Non-steady-state electrical properties in dielectric elastomer nanocomposites during cyclic stretching and the underlying mechanism

Dielectric elastomer generator (DEG) with the advantages of lightweight, flexible structure and excellent energy harvesting abilities, can supply electrical energy to portable electronic devices. Sustained high performance of DEGs requires dielectric elastomer (DE) nanocomposites to retain superior electrical properties—high insulation, breakdown strength, and dielectric constant—during dynamic stretching cycles. Nevertheless, the non-steady-state electrical properties (NEP) of DE composites under dynamic cyclic stretching, critical for long-term performance, remain insufficiently explored.
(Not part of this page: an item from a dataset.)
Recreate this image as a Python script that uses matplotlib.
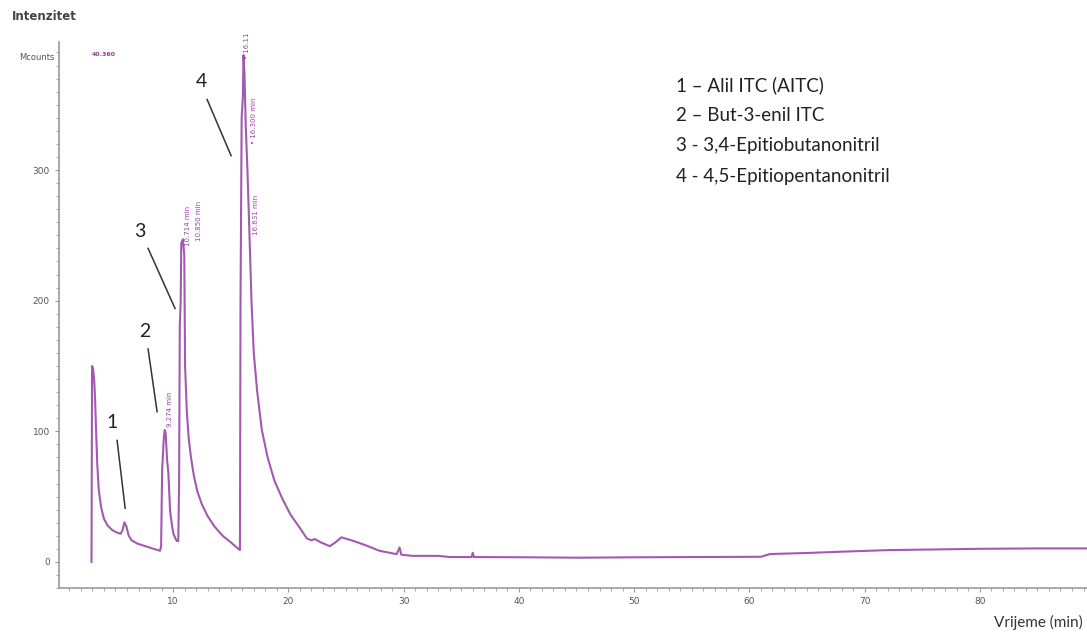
import matplotlib
matplotlib.use('Agg')
import matplotlib.pyplot as plt
from matplotlib.ticker import MultipleLocator

# chromatogram trace (time in min, intensity in Mcounts)
time_min = [2.92, 2.97, 3.05, 3.15, 3.23, 3.32, 3.42, 3.55, 3.75, 4.00, 4.30, 4.70, 5.10, 5.45,
            5.60, 5.78, 5.95, 6.15, 6.40, 6.90, 7.60, 8.30, 8.87, 8.96, 9.05, 9.18, 9.27, 9.35,
            9.48, 9.59, 9.74, 9.90, 10.03, 10.20, 10.32, 10.45, 10.52, 10.58, 10.66, 10.71, 10.85,
            10.97, 11.04, 11.19, 11.35, 11.55, 11.80, 12.10, 12.50, 13.00, 13.60, 14.30, 15.00,
            15.60, 15.80, 15.85, 15.95, 16.05, 16.11, 16.20, 16.30, 16.45, 16.63, 16.80, 17.00,
            17.30, 17.70, 18.20, 18.80, 19.50, 20.20, 21.00, 21.60, 22.00, 22.30, 22.80, 23.60,
            24.10, 24.60, 25.60, 26.80, 27.90, 29.40, 29.65, 29.80, 30.80, 33.00, 34.00, 35.90,
            36.00, 36.10, 41.00, 45.00, 50.00, 55.00, 61.00, 61.80, 65.00, 68.00, 72.00, 76.00,
            80.00, 85.00, 89.30]
intensity = [0, 150, 148, 140, 125, 100, 75, 55, 42, 33, 28, 24.5, 22.5, 21.5,
             24, 30.3, 27, 20, 16.5, 14, 12, 10, 8.5, 12, 70, 93, 101, 99,
             78, 68, 39, 28, 21.6, 18, 16, 16, 60, 180, 200, 244, 247,
             235, 150, 115, 95, 80, 66, 54, 44, 35, 27, 20, 15,
             10.5, 9, 200, 340, 355, 388, 372, 335, 300, 250, 200, 160,
             130, 101, 80, 62, 48, 36, 26, 18, 16.5, 17.5, 15, 12,
             15, 18.8, 16.2, 12.4, 8.5, 5.9, 11, 5.5, 4.6, 4.6, 3.7, 3.7,
             7, 3.7, 3.5, 3.2, 3.5, 3.7, 3.9, 6, 6.8, 7.8, 9, 9.5,
             10, 10.3, 10.3]

# retention time labels written by the instrument software
rt_labels = ['9.274 min', '10.714 min', '10.850 min', '• 16.11', '• 16.300 min', '16.631 min']
rt_x = [9.75, 11.3, 12.25, 16.42, 17.03, 17.2]
rt_y = [103, 242, 246, 385, 320, 250]

# peak numbers and their pointer lines
peak_nums = ['1', '2', '3', '4']
num_xy = [(4.71, 107), (7.57, 176), (7.14, 253), (12.43, 368)]
line_from = [(5.14, 93), (7.83, 163), (7.83, 240), (12.95, 354)]
line_to = [(5.84, 41), (8.61, 115), (10.17, 194), (15.03, 311)]

legend_lines = ['1 – Alil ITC (AITC)', '2 – But-3-enil ITC',
                '3 - 3,4-Epitiobutanonitril', '4 - 4,5-Epitiopentanonitril']

W, H = 1087, 632
fig = plt.figure(figsize=(W / 100, H / 100), dpi=100)
ax = fig.add_axes([59 / W, 1 - 588 / H, (W - 59) / W, (588 - 42) / H])

ax.plot(time_min, intensity, color='#a259b0', lw=1.5)

ax.set_xlim(0.1, 89.3)
ax.set_ylim(-20, 398)

for s in ['top', 'right']:
    ax.spines[s].set_visible(False)
for s in ['left', 'bottom']:
    ax.spines[s].set_color('#9a9a9a')
    ax.spines[s].set_linewidth(1.2)

ax.set_xticks(range(10, 90, 10))
ax.set_yticks([0, 100, 200, 300])
ax.xaxis.set_minor_locator(MultipleLocator(1))
ax.yaxis.set_minor_locator(MultipleLocator(10))
ax.tick_params(which='both', colors='#9a9a9a', labelcolor='#555555', labelsize=6.5)
ax.tick_params(which='major', length=3, width=0.8)
ax.tick_params(which='minor', length=2, width=0.6)

# rotated retention time labels
for lab, x, y in zip(rt_labels, rt_x, rt_y):
    ax.text(x, y, lab, rotation=90, ha='center', va='bottom', fontsize=5,
            color='#9a3fa6')

# peak numbers with pointer lines
for n, (tx, ty), p0, p1 in zip(peak_nums, num_xy, line_from, line_to):
    ax.text(tx, ty, n, ha='center', va='center', fontsize=14, family='Lato', color='#222222')
    ax.plot([p0[0], p1[0]], [p0[1], p1[1]], color='#333333', lw=1.1)

for i, txt in enumerate(legend_lines):
    fig.text(676 / W, 1 - (85 + i * 30.5) / H, txt, ha='left', va='center',
             fontsize=13.5, family='Lato', color='#222222')

fig.text(12 / W, 1 - 17 / H, 'Intenzitet', ha='left', va='center', fontsize=8.5,
         color='#444444', fontweight='bold')
fig.text(55 / W, 1 - 58 / H, 'Mcounts', ha='right', va='center', fontsize=6,
         color='#555555')
fig.text(92 / W, 1 - 55 / H, '40.360', ha='left', va='center', fontsize=4.5,
         color='#8e3b96', fontweight='bold')
fig.text(1083 / W, 1 - 622 / H, 'Vrijeme (min)', ha='right', va='center', fontsize=11,
         family='Lato', color='#333333')

fig.savefig('out.png', dpi=100)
Here, NEP of nanosilicon dioxide/butadiene rubber (SiO₂/BR) composites under cyclic stretching is characterized, revealing a distinct evolution mechanism: initial cycles induce interfacial molecular chains to reorient from a surface-lying state to one perpendicular to SiO₂ surfaces, enhancing insulation and breakdown strength via a 3.7-fold increase in interfacial thickness and modulus (from 4.44 MPa to 8.93 MPa). Within 60,000 initial cycles, these changes significantly boost insulation and breakdown strength. However, as fatigue accumulates, crosslink network breakage increases microdamage and chain mobility, reversing these trends and reducing insulation and breakdown strength. Integrating infrared dichroism, atomic force microscopy with quantitative nanomechanical mapping (AFM-QNM), and broadband dielectric spectroscopy (BDS), this work establishes correlations between microstructure and NEP under dynamic conditions, advancing understanding beyond static or single-parameter studies. It provides guidance for fabricating DE composites with high energy harvesting performance and long fatigue life.